-- START Data in this exercise --

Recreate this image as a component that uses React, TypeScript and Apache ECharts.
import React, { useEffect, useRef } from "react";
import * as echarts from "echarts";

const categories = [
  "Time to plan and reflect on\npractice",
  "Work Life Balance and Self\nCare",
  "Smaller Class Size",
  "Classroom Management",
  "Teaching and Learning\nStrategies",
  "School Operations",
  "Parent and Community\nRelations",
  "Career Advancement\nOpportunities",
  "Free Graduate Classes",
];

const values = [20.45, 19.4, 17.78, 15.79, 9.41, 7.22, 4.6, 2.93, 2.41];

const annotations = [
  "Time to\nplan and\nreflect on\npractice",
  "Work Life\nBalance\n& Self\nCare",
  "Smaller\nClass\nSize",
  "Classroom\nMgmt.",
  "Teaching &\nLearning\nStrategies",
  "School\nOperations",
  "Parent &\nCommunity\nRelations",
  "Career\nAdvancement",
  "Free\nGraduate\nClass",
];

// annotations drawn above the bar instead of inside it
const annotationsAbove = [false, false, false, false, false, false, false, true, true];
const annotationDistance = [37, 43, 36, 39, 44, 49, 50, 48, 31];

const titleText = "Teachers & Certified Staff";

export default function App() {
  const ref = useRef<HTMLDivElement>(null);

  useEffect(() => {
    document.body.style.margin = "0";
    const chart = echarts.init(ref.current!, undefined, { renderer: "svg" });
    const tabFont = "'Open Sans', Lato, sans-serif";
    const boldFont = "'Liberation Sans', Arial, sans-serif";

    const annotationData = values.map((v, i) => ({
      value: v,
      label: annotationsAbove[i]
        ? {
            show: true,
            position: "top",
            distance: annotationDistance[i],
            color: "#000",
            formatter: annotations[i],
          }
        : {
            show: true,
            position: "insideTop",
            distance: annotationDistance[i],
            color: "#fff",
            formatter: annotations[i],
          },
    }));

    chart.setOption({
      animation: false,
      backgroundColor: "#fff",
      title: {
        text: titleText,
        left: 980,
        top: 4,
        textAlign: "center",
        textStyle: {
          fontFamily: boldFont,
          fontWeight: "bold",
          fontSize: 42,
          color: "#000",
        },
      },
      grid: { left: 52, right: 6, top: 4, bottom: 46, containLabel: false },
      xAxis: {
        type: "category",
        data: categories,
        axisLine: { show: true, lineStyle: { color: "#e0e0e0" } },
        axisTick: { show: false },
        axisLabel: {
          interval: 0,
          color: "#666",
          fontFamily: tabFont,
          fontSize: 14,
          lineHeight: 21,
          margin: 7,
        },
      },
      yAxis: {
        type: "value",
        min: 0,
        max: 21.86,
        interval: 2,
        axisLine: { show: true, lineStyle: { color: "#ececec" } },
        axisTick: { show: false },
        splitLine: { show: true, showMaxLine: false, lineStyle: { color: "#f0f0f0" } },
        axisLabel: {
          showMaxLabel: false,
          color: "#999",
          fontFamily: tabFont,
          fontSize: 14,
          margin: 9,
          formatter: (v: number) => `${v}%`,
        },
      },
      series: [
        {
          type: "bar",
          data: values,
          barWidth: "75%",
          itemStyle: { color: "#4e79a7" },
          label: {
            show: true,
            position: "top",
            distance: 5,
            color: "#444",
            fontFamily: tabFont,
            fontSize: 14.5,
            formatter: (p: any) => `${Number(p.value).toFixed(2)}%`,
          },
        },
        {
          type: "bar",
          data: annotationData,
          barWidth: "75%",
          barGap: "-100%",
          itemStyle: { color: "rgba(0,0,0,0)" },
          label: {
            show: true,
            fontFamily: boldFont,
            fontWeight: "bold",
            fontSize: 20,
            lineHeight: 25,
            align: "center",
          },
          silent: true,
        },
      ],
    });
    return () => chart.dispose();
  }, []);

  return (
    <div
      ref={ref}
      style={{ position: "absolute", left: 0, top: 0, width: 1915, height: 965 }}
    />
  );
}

-- END Data in this exercise --
-- START Data in this exercise --

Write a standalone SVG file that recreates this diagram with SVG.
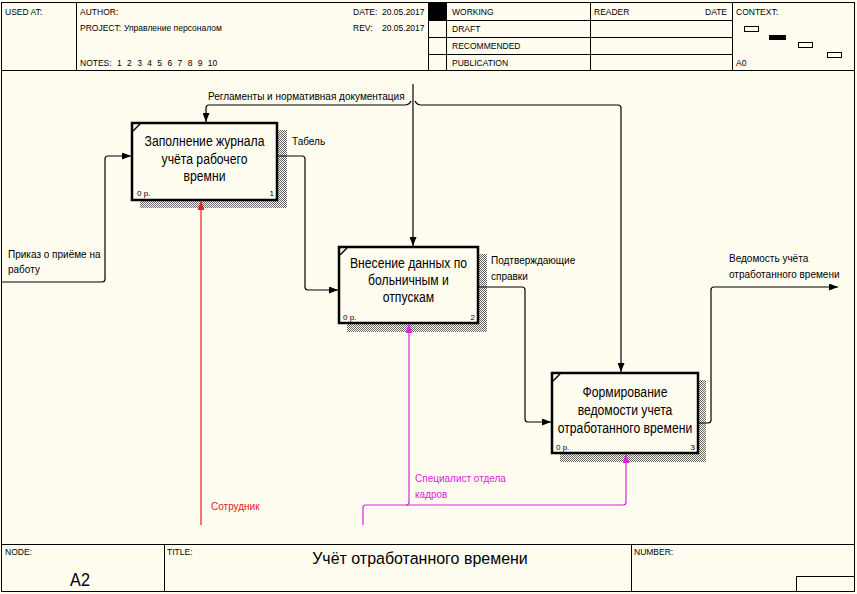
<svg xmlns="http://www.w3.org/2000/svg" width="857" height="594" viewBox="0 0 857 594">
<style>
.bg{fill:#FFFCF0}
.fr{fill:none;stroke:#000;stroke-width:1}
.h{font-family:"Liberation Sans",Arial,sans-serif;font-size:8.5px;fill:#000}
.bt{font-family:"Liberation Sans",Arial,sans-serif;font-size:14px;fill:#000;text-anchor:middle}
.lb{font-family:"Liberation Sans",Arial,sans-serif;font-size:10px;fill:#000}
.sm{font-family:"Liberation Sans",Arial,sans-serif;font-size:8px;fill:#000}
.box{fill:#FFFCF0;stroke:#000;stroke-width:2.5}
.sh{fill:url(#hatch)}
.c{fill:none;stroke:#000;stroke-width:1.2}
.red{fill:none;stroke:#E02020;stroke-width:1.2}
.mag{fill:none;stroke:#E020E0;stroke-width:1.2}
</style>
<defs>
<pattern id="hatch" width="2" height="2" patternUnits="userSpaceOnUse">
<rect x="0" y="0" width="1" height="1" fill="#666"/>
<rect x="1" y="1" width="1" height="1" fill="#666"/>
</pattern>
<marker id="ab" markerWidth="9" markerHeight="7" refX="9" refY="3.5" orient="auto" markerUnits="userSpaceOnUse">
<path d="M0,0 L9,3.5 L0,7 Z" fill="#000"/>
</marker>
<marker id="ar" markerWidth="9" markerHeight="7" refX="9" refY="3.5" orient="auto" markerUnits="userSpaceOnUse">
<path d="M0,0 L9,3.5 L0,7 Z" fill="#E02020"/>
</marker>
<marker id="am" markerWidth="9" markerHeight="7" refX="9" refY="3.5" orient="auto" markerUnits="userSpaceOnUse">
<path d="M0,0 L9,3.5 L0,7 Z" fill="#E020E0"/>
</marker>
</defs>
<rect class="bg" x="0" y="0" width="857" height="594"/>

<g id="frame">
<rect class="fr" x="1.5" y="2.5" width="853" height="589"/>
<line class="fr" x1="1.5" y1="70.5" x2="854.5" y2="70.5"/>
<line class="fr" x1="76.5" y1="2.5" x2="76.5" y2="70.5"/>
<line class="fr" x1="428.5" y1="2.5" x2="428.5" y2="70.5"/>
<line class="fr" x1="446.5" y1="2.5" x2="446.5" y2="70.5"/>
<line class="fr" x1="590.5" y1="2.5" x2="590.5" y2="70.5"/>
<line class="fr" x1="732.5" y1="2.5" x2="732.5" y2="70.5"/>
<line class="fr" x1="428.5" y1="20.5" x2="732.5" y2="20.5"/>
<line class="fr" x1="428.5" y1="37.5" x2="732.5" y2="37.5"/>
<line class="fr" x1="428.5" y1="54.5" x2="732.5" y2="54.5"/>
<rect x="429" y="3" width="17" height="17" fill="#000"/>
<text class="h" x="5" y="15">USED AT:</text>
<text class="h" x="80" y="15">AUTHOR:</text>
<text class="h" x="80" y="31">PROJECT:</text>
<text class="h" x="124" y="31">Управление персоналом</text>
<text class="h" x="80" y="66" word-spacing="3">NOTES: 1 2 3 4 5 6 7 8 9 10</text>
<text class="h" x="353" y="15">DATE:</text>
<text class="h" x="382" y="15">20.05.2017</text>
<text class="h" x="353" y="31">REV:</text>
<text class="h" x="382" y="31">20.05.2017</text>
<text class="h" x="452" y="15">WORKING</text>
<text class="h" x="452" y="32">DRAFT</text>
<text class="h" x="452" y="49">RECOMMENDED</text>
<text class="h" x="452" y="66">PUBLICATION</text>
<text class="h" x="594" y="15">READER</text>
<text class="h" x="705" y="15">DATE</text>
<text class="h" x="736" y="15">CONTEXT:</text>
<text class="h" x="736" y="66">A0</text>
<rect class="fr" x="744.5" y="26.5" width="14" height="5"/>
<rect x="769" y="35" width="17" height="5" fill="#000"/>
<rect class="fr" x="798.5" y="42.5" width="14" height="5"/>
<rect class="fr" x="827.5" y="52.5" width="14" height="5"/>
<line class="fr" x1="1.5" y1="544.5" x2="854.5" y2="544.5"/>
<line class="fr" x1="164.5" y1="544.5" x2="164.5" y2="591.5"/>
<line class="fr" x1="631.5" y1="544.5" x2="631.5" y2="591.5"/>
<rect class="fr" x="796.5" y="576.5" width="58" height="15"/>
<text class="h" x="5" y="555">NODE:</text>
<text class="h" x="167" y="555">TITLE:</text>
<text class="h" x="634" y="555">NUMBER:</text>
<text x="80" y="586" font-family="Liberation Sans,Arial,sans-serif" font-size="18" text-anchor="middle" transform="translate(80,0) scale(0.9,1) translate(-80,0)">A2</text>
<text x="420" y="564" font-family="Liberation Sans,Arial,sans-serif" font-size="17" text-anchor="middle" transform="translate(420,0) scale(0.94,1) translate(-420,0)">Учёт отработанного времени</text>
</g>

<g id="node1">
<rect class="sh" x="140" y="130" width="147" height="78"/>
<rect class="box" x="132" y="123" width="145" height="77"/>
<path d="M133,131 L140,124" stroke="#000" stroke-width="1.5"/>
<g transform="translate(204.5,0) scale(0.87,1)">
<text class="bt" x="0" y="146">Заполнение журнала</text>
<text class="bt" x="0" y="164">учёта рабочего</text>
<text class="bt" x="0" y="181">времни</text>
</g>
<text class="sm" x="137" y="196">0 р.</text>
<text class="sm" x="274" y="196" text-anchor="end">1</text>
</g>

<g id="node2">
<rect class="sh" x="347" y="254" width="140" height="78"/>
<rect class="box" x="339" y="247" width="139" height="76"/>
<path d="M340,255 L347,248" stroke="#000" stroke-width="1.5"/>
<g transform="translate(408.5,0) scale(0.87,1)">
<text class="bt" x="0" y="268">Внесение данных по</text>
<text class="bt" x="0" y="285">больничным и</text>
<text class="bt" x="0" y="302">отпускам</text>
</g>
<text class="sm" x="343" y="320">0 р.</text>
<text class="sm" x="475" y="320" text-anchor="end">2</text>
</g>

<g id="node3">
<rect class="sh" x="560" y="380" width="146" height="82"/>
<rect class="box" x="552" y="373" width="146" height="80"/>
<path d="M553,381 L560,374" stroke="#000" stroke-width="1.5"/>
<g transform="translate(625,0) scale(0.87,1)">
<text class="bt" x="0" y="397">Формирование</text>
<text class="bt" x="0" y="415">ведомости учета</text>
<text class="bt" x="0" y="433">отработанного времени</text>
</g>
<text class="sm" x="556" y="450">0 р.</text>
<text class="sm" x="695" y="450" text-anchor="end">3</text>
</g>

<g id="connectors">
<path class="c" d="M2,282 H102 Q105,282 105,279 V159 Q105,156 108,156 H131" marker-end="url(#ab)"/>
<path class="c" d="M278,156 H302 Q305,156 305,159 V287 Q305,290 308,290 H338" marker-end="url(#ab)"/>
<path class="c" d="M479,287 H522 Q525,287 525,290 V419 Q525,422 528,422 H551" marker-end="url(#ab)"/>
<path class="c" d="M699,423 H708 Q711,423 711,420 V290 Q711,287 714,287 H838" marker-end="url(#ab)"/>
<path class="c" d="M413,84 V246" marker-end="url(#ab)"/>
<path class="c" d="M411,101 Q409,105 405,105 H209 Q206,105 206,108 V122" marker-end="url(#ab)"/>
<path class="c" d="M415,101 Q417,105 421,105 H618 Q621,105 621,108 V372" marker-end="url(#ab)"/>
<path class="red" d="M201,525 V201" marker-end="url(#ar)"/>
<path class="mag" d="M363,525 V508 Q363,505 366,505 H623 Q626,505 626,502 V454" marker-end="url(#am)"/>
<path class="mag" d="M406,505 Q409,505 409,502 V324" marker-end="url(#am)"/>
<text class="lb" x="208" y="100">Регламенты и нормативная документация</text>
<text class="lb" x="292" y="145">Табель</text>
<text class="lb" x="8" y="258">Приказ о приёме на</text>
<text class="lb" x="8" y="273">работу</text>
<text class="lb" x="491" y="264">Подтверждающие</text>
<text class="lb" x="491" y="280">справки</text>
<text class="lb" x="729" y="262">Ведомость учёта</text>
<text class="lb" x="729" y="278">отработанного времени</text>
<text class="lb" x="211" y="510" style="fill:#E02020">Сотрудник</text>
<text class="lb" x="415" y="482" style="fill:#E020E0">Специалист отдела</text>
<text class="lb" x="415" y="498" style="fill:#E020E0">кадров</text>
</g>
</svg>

-- END Data in this exercise --

• _Direction_
In the listing above, locate the line with "Recreate this image" and the line with "4.6, 2.93, 2.41];", then extract exactly those lines and every line between them, and nothing more.

• _Written response_
Recreate this image as a component that uses React, TypeScript and Apache ECharts.
import React, { useEffect, useRef } from "react";
import * as echarts from "echarts";

const categories = [
  "Time to plan and reflect on\npractice",
  "Work Life Balance and Self\nCare",
  "Smaller Class Size",
  "Classroom Management",
  "Teaching and Learning\nStrategies",
  "School Operations",
  "Parent and Community\nRelations",
  "Career Advancement\nOpportunities",
  "Free Graduate Classes",
];

const values = [20.45, 19.4, 17.78, 15.79, 9.41, 7.22, 4.6, 2.93, 2.41];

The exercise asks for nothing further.